SINGAPORE: Lee Hsien Yang has confirmed rumours that he will consider running for President, in a phone interview with Bloomberg. The report, which was published on Friday (3 Mar), quoted Mr Lee as saying:
“There is a view that depending on who they (referring to the People’s Action Party) float, if I were to run they would be in serious trouble and could lose. A lot of people have come to me. They really want me to run. It’s something I would consider.”
The next presidential election is set to take place this year.
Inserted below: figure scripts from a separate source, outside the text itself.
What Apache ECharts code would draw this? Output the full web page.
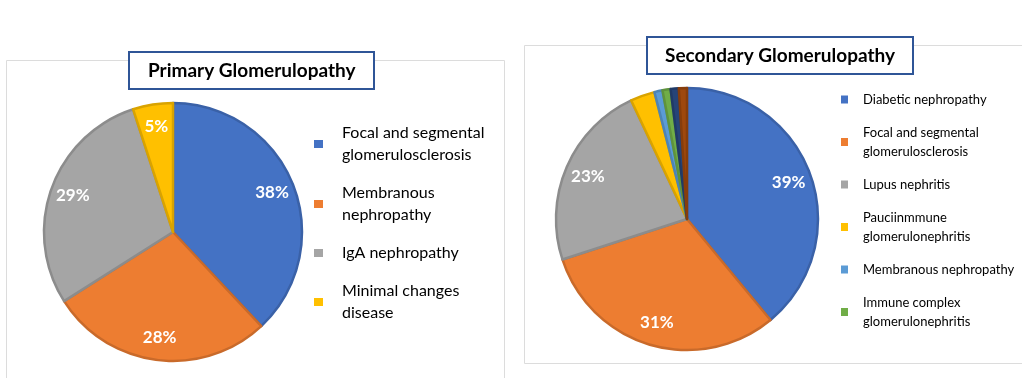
<!DOCTYPE html>
<html>
<head>
<meta charset="utf-8">
<script src="https://cdn.jsdelivr.net/npm/echarts@6/dist/echarts.min.js"></script>
<style>
html,body{margin:0;padding:0;background:#fff;}
#chart{width:1022px;height:378px;}
</style>
</head>
<body>
<div id="chart"></div>
<script>
// ---- data ----
const primaryTitle = 'Primary Glomerulopathy';
const primaryNames = ['Focal and segmental\nglomerulosclerosis', 'Membranous\nnephropathy', 'IgA nephropathy', 'Minimal changes\ndisease'];
const primaryValues = [38, 28, 29, 5];
const primaryColors = ['#4472C4', '#ED7D31', '#A5A5A5', '#FFC000'];

const secondaryTitle = 'Secondary Glomerulopathy';
const secondaryNames = ['Diabetic nephropathy', 'Focal and segmental\nglomerulosclerosis ', 'Lupus nephritis', 'Pauciinmmune\nglomerulonephritis', 'Membranous nephropathy', 'Immune complex\nglomerulonephritis', 'Other (a)', 'Other (b)'];
const secondaryValues = [39, 31, 23, 3, 1, 1, 1, 1];
const secondaryColors = ['#4472C4', '#ED7D31', '#A5A5A5', '#FFC000', '#5B9BD5', '#70AD47', '#264478', '#9E480E'];
const secondaryLegendCount = 6;

function darken(hex, f) {
  const n = parseInt(hex.slice(1), 16);
  const r = Math.round(((n >> 16) & 255) * f), g = Math.round(((n >> 8) & 255) * f), b = Math.round((n & 255) * f);
  return 'rgb(' + r + ',' + g + ',' + b + ')';
}
function pieData(names, values, colors) {
  return names.map((n, i) => ({
    name: n, value: values[i],
    itemStyle: { color: colors[i], borderColor: darken(colors[i], 0.85), borderWidth: 2.5 }
  }));
}
function labelData(names, values) {
  return names.map((n, i) => ({ name: n, value: values[i] }));
}
const FONT = 'Lato';

const chart = echarts.init(document.getElementById('chart'), null, { renderer: 'canvas' });

const labelStyle = {
  show: true, position: 'inside', color: '#fff', fontFamily: FONT, fontWeight: 'bold', fontSize: 17,
  formatter: p => (p.value >= 5 ? p.value + '%' : '')
};

const option = {
  backgroundColor: '#fff',
  animation: false,
  graphic: [
    { type: 'rect', z: -10, shape: { x: 6.5, y: 60.5, width: 498, height: 330 }, style: { fill: 'none', stroke: '#dcdcdc', lineWidth: 1 } },
    { type: 'rect', z: -10, shape: { x: 524.5, y: 45.5, width: 520, height: 318 }, style: { fill: 'none', stroke: '#dcdcdc', lineWidth: 1 } }
  ],
  title: [
    {
      text: primaryTitle, left: 129, top: 52, padding: [9, 19],
      borderColor: '#2F5597', borderWidth: 2, backgroundColor: '#fff',
      textStyle: { fontFamily: FONT, fontWeight: 'bold', fontSize: 19, color: '#000' }
    },
    {
      text: secondaryTitle, left: 647, top: 37, padding: [9, 18],
      borderColor: '#2F5597', borderWidth: 2, backgroundColor: '#fff',
      textStyle: { fontFamily: FONT, fontWeight: 'bold', fontSize: 19, color: '#000' }
    }
  ],
  legend: [
    {
      orient: 'vertical', left: 314, top: 122, padding: 0, itemGap: 16, itemWidth: 9, itemHeight: 8,
      icon: 'rect', selectedMode: false,
      itemStyle: { borderWidth: 0 },
      textStyle: { fontFamily: FONT, fontSize: 16, lineHeight: 22, color: '#000', padding: [0, 0, 0, 14] },
      data: primaryNames.map((n, i) => ({ name: n, itemStyle: { color: primaryColors[i], borderWidth: 0 } }))
    },
    {
      orient: 'vertical', left: 841, top: 90, padding: 0, itemGap: 14, itemWidth: 7, itemHeight: 8,
      icon: 'rect', selectedMode: false,
      itemStyle: { borderWidth: 0 },
      textStyle: { fontFamily: FONT, fontSize: 13, lineHeight: 19, color: '#000', padding: [0, 0, 0, 10] },
      data: secondaryNames.slice(0, secondaryLegendCount).map((n, i) => ({ name: n, itemStyle: { color: secondaryColors[i], borderWidth: 0 } }))
    }
  ],
  series: [
    {
      type: 'pie', center: [173, 232], radius: [0, 129], startAngle: 90, clockwise: true,
      label: { show: false }, labelLine: { show: false }, emphasis: { disabled: true },
      data: pieData(primaryNames, primaryValues, primaryColors)
    },
    {
      type: 'pie', center: [173, 232], radius: [78, 129], startAngle: 90, clockwise: true, silent: true,
      itemStyle: { color: 'transparent', borderWidth: 0 }, label: labelStyle, labelLine: { show: false },
      emphasis: { disabled: true }, z: 5,
      data: labelData(primaryNames, primaryValues)
    },
    {
      type: 'pie', center: [687, 219], radius: [0, 131], startAngle: 90, clockwise: true,
      label: { show: false }, labelLine: { show: false }, emphasis: { disabled: true },
      data: pieData(secondaryNames, secondaryValues, secondaryColors)
    },
    {
      type: 'pie', center: [687, 219], radius: [79, 131], startAngle: 90, clockwise: true, silent: true,
      itemStyle: { color: 'transparent', borderWidth: 0 }, label: labelStyle, labelLine: { show: false },
      emphasis: { disabled: true }, z: 5,
      data: labelData(secondaryNames, secondaryValues)
    }
  ]
};
chart.setOption(option);
</script>
</body>
</html>
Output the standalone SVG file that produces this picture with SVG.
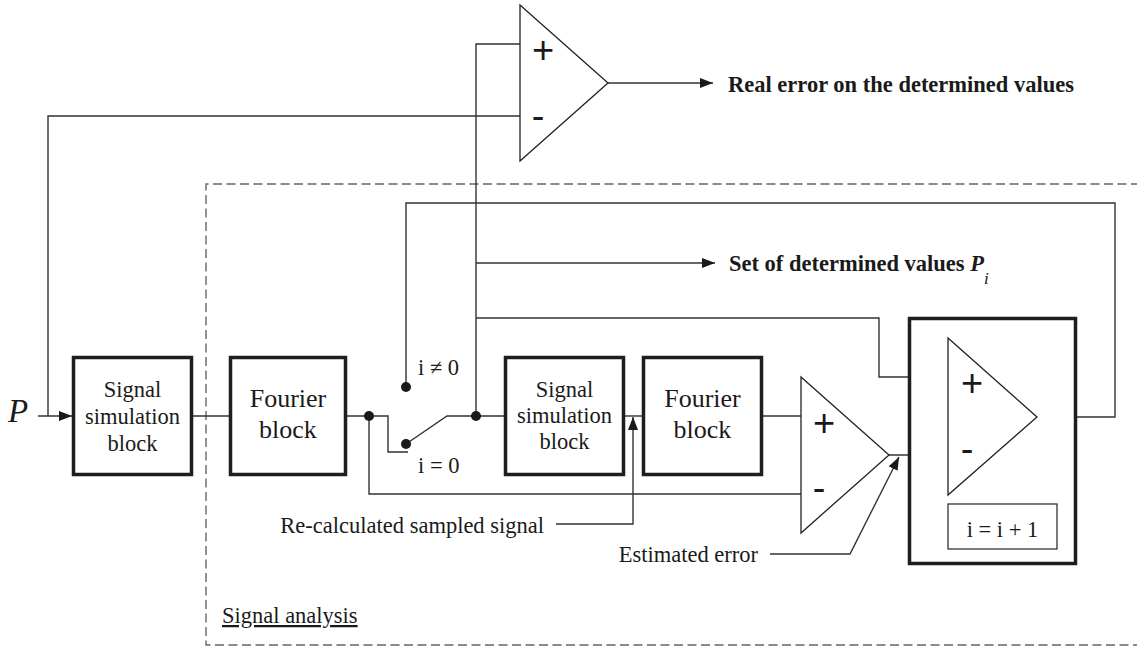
<svg xmlns="http://www.w3.org/2000/svg" width="1137" height="648" viewBox="0 0 1137 648">
<style>
  .ln{fill:none;stroke:#333;stroke-width:1.4}
  .blk{fill:#fff;stroke:#1e1e1e;stroke-width:3.5}
  .tri{fill:#fff;stroke:#222;stroke-width:1.3}
  .dash{fill:none;stroke:#666;stroke-width:1.4;stroke-dasharray:9 4.5}
  .t{font-family:"Liberation Serif","Times New Roman",serif;font-size:22.5px;fill:#1a1a1a}
  .c{text-anchor:middle}
  .b{font-weight:bold}
  .f{font-size:26px}
  .pm{font-family:"Liberation Sans",Arial,sans-serif;font-size:38px;fill:#1a1a1a;text-anchor:middle}
  .dot{fill:#1a1a1a}
</style>
<defs>
  <marker id="ah" markerUnits="userSpaceOnUse" markerWidth="13" markerHeight="10" refX="13" refY="5" orient="auto">
    <path d="M0,0 L13,5 L0,10 z" fill="#1a1a1a"/>
  </marker>
</defs>
<rect width="1137" height="648" fill="#fff"/>

<g id="signal-analysis-frame">
  <path class="dash" d="M1140,184 H206 V645 H1140"/>
  <text class="t" x="222" y="623" text-decoration="underline">Signal analysis</text>
</g>

<g id="connectors">
  <path class="ln" d="M48,416 V116 H520"/>
  <path class="ln" d="M38,416 H72" marker-end="url(#ah)"/>
  <path class="ln" d="M191,416 H230"/>
  <path class="ln" d="M346,416 H388 V452 H408"/>
  <path class="ln" d="M406,444 L447,416 H505"/>
  <path class="ln" d="M369,416 V494 H801"/>
  <path class="ln" d="M476,416 V44 H520"/>
  <path class="ln" d="M476,263 H715" marker-end="url(#ah)"/>
  <path class="ln" d="M476,318 H879 V377 H948"/>
  <path class="ln" d="M406,387 V203 H1115 V417 H1037"/>
  <path class="ln" d="M608,83 H713" marker-end="url(#ah)"/>
  <path class="ln" d="M624,416 H643"/>
  <path class="ln" d="M762,416 H801"/>
  <path class="ln" d="M889,455 H948"/>
  <path class="ln" d="M556,524 H633 V417" marker-end="url(#ah)"/>
  <path class="ln" d="M770,554 H850 L899,457" marker-end="url(#ah)"/>
  <circle class="dot" cx="369" cy="416" r="5"/>
  <circle class="dot" cx="476" cy="416" r="5"/>
  <circle class="dot" cx="406" cy="387" r="5"/>
  <circle class="dot" cx="406" cy="444" r="5"/>
</g>

<g id="input-P">
  <text class="t" x="8" y="422" font-style="italic" style="font-size:33px">P</text>
</g>

<g id="signal-sim-1">
  <rect class="blk" x="73.5" y="357.5" width="118" height="117"/>
  <text class="t c" x="132.5" y="397">Signal</text>
  <text class="t c" x="132.5" y="424">simulation</text>
  <text class="t c" x="132.5" y="451">block</text>
</g>

<g id="fourier-1">
  <rect class="blk" x="230.5" y="357.5" width="115" height="117"/>
  <text class="t c f" x="288" y="407">Fourier</text>
  <text class="t c f" x="288" y="438">block</text>
</g>

<g id="switch-labels">
  <text class="t" x="418" y="375">i ≠ 0</text>
  <text class="t" x="418" y="473">i = 0</text>
</g>

<g id="signal-sim-2">
  <rect class="blk" x="505.5" y="357.5" width="118" height="117"/>
  <text class="t c" x="564.5" y="397">Signal</text>
  <text class="t c" x="564.5" y="423">simulation</text>
  <text class="t c" x="564.5" y="449">block</text>
</g>

<g id="fourier-2">
  <rect class="blk" x="643.5" y="357.5" width="118" height="117"/>
  <text class="t c f" x="702.5" y="407">Fourier</text>
  <text class="t c f" x="702.5" y="438">block</text>
</g>

<g id="comparator-top">
  <path class="tri" d="M520,5 L608,83 L520,161 Z"/>
  <text class="pm" x="543" y="63">+</text>
  <text class="pm" x="538" y="129">-</text>
</g>

<g id="comparator-estimated">
  <path class="tri" d="M801,377 L889,455 L801,533 Z"/>
  <text class="pm" x="824" y="436">+</text>
  <text class="pm" x="819" y="501">-</text>
</g>

<g id="iteration-block">
  <rect class="blk" x="909.5" y="318.5" width="166" height="245"/>
  <path class="tri" d="M948,338 L1037,417 L948,495 Z"/>
  <text class="pm" x="972" y="396">+</text>
  <text class="pm" x="967" y="462">-</text>
  <rect x="948" y="504" width="109" height="45" fill="#fff" stroke="#333" stroke-width="1.3"/>
  <text class="t c" x="1002.5" y="537">i = i + 1</text>
</g>

<g id="labels">
  <text class="t b" x="728" y="92">Real error on the determined values</text>
  <text class="t b" x="729" y="271">Set of determined values <tspan font-style="italic">P</tspan><tspan font-style="italic" font-weight="normal" dy="13" style="font-size:17px">i</tspan></text>
  <text class="t" x="544" y="533" text-anchor="end">Re-calculated sampled signal</text>
  <text class="t" x="758" y="562" text-anchor="end">Estimated error</text>
</g>
</svg>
While the President is largely a ceremonial figurehead, the ruling People’s Action Party (PAP) has historically been very concerned as to who will occupy the President’s seat and the executive powers the President holds, though limited, are very important to the party.
Former President Ong Teng Cheong alleged in an Asiaweek interview in 2000 that he was stonewalled when he tried to get information about the national reserves.
Citing this encounter, an Asia Sentinel source said last year that Lee Hsien Yang’s estranged elder brother and Singapore Prime Minister Lee Hsien Loong was “hugely upset by Ong Teng Cheong asking questions on the reserves.”
The source added, “It must be Lee Hsien Loong’s nightmare if Hsien Yang were to be in a position to do the same. Hsien Yang has the profile and independent-mindedness that would make him a very persuasive candidate to the population who wants a check and balance on the PAP.”
The younger Mr Lee declined to comment when asked last November whether he would contest the presidential race. The interview with Bloomberg is the first time he has expressly indicated interest in the President’s seat.
His decision to open up on the topic is likely due to the Singapore authorities’ latest action involving him and his family. Senior Minister Teo Chee Hean revealed this week that the police are investigating Mr Lee and his wife, Lee Suet Fern, for allegedly lying in judicial proceedings about his father’s last will.
The PAP politician’s revelation has prompted Lee Hsien Yang to protest the continued “persecution” against his family by the Singapore authorities. He added that he is the “real target” behind the authorities’ actions against his wife and his son, which began after his dispute with his elder brother became public in 2017.